**WHAT TO DO:**
Copy out every line exactly, passing over the pictures.

** START INFORMATION SHOWN **

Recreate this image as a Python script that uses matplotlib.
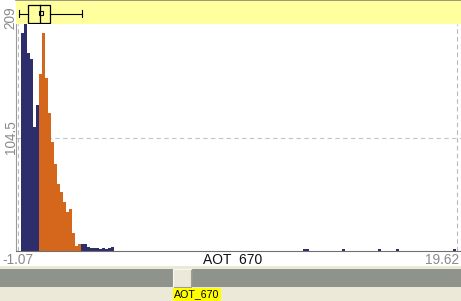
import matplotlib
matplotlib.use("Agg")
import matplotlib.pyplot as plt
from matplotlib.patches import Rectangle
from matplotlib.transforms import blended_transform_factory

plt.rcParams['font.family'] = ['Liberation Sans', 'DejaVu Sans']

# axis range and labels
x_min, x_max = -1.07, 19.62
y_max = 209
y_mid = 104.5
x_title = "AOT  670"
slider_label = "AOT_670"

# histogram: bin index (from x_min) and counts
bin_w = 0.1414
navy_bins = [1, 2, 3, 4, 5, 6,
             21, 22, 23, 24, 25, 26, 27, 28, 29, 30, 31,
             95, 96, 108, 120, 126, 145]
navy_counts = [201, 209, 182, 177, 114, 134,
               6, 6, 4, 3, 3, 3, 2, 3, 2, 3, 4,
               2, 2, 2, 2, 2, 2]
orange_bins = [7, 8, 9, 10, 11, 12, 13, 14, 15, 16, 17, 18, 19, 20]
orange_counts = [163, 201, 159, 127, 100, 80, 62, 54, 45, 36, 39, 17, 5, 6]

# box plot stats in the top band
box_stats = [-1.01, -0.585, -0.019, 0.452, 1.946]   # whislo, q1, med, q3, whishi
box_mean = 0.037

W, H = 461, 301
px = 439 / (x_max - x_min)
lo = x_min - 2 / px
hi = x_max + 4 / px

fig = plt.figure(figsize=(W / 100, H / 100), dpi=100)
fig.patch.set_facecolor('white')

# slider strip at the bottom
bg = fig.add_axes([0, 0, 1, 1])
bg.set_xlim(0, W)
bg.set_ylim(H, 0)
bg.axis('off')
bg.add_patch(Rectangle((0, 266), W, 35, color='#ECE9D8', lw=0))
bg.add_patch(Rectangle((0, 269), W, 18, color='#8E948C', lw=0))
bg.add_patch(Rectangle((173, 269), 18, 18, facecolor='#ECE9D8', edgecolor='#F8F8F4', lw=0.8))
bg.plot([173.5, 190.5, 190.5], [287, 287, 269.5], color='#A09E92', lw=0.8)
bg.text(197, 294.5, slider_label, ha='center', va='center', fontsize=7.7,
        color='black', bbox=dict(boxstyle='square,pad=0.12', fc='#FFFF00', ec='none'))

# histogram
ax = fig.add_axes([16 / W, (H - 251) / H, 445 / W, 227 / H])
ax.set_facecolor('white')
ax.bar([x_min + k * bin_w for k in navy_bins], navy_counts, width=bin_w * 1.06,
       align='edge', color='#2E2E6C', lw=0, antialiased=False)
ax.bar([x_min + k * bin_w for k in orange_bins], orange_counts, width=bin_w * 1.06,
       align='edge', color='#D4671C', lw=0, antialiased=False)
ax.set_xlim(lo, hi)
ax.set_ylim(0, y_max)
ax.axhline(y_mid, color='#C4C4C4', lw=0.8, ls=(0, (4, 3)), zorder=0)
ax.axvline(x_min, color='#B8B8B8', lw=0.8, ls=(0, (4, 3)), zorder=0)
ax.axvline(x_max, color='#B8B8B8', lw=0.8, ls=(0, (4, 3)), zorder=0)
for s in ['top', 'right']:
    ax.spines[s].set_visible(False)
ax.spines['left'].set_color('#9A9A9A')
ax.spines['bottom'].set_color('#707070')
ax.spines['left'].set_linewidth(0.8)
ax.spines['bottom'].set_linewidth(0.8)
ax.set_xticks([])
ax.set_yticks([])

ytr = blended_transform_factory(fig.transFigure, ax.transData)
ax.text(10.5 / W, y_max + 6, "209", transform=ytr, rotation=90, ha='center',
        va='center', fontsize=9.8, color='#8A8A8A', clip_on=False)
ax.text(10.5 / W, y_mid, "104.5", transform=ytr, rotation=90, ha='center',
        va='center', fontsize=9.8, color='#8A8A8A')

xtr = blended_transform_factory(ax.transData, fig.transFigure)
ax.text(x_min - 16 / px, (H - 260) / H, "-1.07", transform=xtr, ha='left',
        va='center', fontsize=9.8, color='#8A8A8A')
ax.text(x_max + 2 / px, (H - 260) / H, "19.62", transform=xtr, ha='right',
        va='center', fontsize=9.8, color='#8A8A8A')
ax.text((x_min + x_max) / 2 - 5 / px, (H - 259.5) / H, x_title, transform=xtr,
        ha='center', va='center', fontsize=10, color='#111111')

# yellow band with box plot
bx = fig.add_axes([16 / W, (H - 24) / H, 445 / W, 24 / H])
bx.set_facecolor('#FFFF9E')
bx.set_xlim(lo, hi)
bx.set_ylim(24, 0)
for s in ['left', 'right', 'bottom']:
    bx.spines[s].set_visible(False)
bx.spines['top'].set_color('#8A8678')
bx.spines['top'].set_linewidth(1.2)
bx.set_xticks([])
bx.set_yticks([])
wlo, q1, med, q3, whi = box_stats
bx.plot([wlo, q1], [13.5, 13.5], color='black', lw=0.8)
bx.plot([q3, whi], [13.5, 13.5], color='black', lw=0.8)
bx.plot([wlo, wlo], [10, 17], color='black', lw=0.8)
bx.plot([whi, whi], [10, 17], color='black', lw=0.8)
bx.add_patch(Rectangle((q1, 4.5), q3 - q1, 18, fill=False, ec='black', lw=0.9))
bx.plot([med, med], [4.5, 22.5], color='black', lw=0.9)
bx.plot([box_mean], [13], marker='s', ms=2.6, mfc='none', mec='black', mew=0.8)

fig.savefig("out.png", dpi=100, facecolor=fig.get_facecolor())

** END INFORMATION SHOWN **

**RESULT BELOW:**
Recreate this image as a Python script that uses matplotlib.
import matplotlib
matplotlib.use("Agg")
import matplotlib.pyplot as plt
from matplotlib.patches import Rectangle
from matplotlib.transforms import blended_transform_factory

plt.rcParams['font.family'] = ['Liberation Sans', 'DejaVu Sans']

# axis range and labels
x_min, x_max = -1.07, 19.62
y_max = 209
y_mid = 104.5
x_title = "AOT  670"
slider_label = "AOT_670"

# histogram: bin index (from x_min) and counts
bin_w = 0.1414
navy_bins = [1, 2, 3, 4, 5, 6,
             21, 22, 23, 24, 25, 26, 27, 28, 29, 30, 31,
             95, 96, 108, 120, 126, 145]
navy_counts = [201, 209, 182, 177, 114, 134,
               6, 6, 4, 3, 3, 3, 2, 3, 2, 3, 4,
               2, 2, 2, 2, 2, 2]
orange_bins = [7, 8, 9, 10, 11, 12, 13, 14, 15, 16, 17, 18, 19, 20]
orange_counts = [163, 201, 159, 127, 100, 80, 62, 54, 45, 36, 39, 17, 5, 6]

# box plot stats in the top band
box_stats = [-1.01, -0.585, -0.019, 0.452, 1.946]   # whislo, q1, med, q3, whishi
box_mean = 0.037

W, H = 461, 301
px = 439 / (x_max - x_min)
lo = x_min - 2 / px
hi = x_max + 4 / px

fig = plt.figure(figsize=(W / 100, H / 100), dpi=100)
fig.patch.set_facecolor('white')

# slider strip at the bottom
bg = fig.add_axes([0, 0, 1, 1])
bg.set_xlim(0, W)
bg.set_ylim(H, 0)
bg.axis('off')
bg.add_patch(Rectangle((0, 266), W, 35, color='#ECE9D8', lw=0))
bg.add_patch(Rectangle((0, 269), W, 18, color='#8E948C', lw=0))
bg.add_patch(Rectangle((173, 269), 18, 18, facecolor='#ECE9D8', edgecolor='#F8F8F4', lw=0.8))
bg.plot([173.5, 190.5, 190.5], [287, 287, 269.5], color='#A09E92', lw=0.8)
bg.text(197, 294.5, slider_label, ha='center', va='center', fontsize=7.7,
        color='black', bbox=dict(boxstyle='square,pad=0.12', fc='#FFFF00', ec='none'))

# histogram
ax = fig.add_axes([16 / W, (H - 251) / H, 445 / W, 227 / H])
ax.set_facecolor('white')
ax.bar([x_min + k * bin_w for k in navy_bins], navy_counts, width=bin_w * 1.06,
       align='edge', color='#2E2E6C', lw=0, antialiased=False)
ax.bar([x_min + k * bin_w for k in orange_bins], orange_counts, width=bin_w * 1.06,
       align='edge', color='#D4671C', lw=0, antialiased=False)
ax.set_xlim(lo, hi)
ax.set_ylim(0, y_max)
ax.axhline(y_mid, color='#C4C4C4', lw=0.8, ls=(0, (4, 3)), zorder=0)
ax.axvline(x_min, color='#B8B8B8', lw=0.8, ls=(0, (4, 3)), zorder=0)
ax.axvline(x_max, color='#B8B8B8', lw=0.8, ls=(0, (4, 3)), zorder=0)
for s in ['top', 'right']:
    ax.spines[s].set_visible(False)
ax.spines['left'].set_color('#9A9A9A')
ax.spines['bottom'].set_color('#707070')
ax.spines['left'].set_linewidth(0.8)
ax.spines['bottom'].set_linewidth(0.8)
ax.set_xticks([])
ax.set_yticks([])

ytr = blended_transform_factory(fig.transFigure, ax.transData)
ax.text(10.5 / W, y_max + 6, "209", transform=ytr, rotation=90, ha='center',
        va='center', fontsize=9.8, color='#8A8A8A', clip_on=False)
ax.text(10.5 / W, y_mid, "104.5", transform=ytr, rotation=90, ha='center',
        va='center', fontsize=9.8, color='#8A8A8A')

xtr = blended_transform_factory(ax.transData, fig.transFigure)
ax.text(x_min - 16 / px, (H - 260) / H, "-1.07", transform=xtr, ha='left',
        va='center', fontsize=9.8, color='#8A8A8A')
ax.text(x_max + 2 / px, (H - 260) / H, "19.62", transform=xtr, ha='right',
        va='center', fontsize=9.8, color='#8A8A8A')
ax.text((x_min + x_max) / 2 - 5 / px, (H - 259.5) / H, x_title, transform=xtr,
        ha='center', va='center', fontsize=10, color='#111111')

# yellow band with box plot
bx = fig.add_axes([16 / W, (H - 24) / H, 445 / W, 24 / H])
bx.set_facecolor('#FFFF9E')
bx.set_xlim(lo, hi)
bx.set_ylim(24, 0)
for s in ['left', 'right', 'bottom']:
    bx.spines[s].set_visible(False)
bx.spines['top'].set_color('#8A8678')
bx.spines['top'].set_linewidth(1.2)
bx.set_xticks([])
bx.set_yticks([])
wlo, q1, med, q3, whi = box_stats
bx.plot([wlo, q1], [13.5, 13.5], color='black', lw=0.8)
bx.plot([q3, whi], [13.5, 13.5], color='black', lw=0.8)
bx.plot([wlo, wlo], [10, 17], color='black', lw=0.8)
bx.plot([whi, whi], [10, 17], color='black', lw=0.8)
bx.add_patch(Rectangle((q1, 4.5), q3 - q1, 18, fill=False, ec='black', lw=0.9))
bx.plot([med, med], [4.5, 22.5], color='black', lw=0.9)
bx.plot([box_mean], [13], marker='s', ms=2.6, mfc='none', mec='black', mew=0.8)

fig.savefig("out.png", dpi=100, facecolor=fig.get_facecolor())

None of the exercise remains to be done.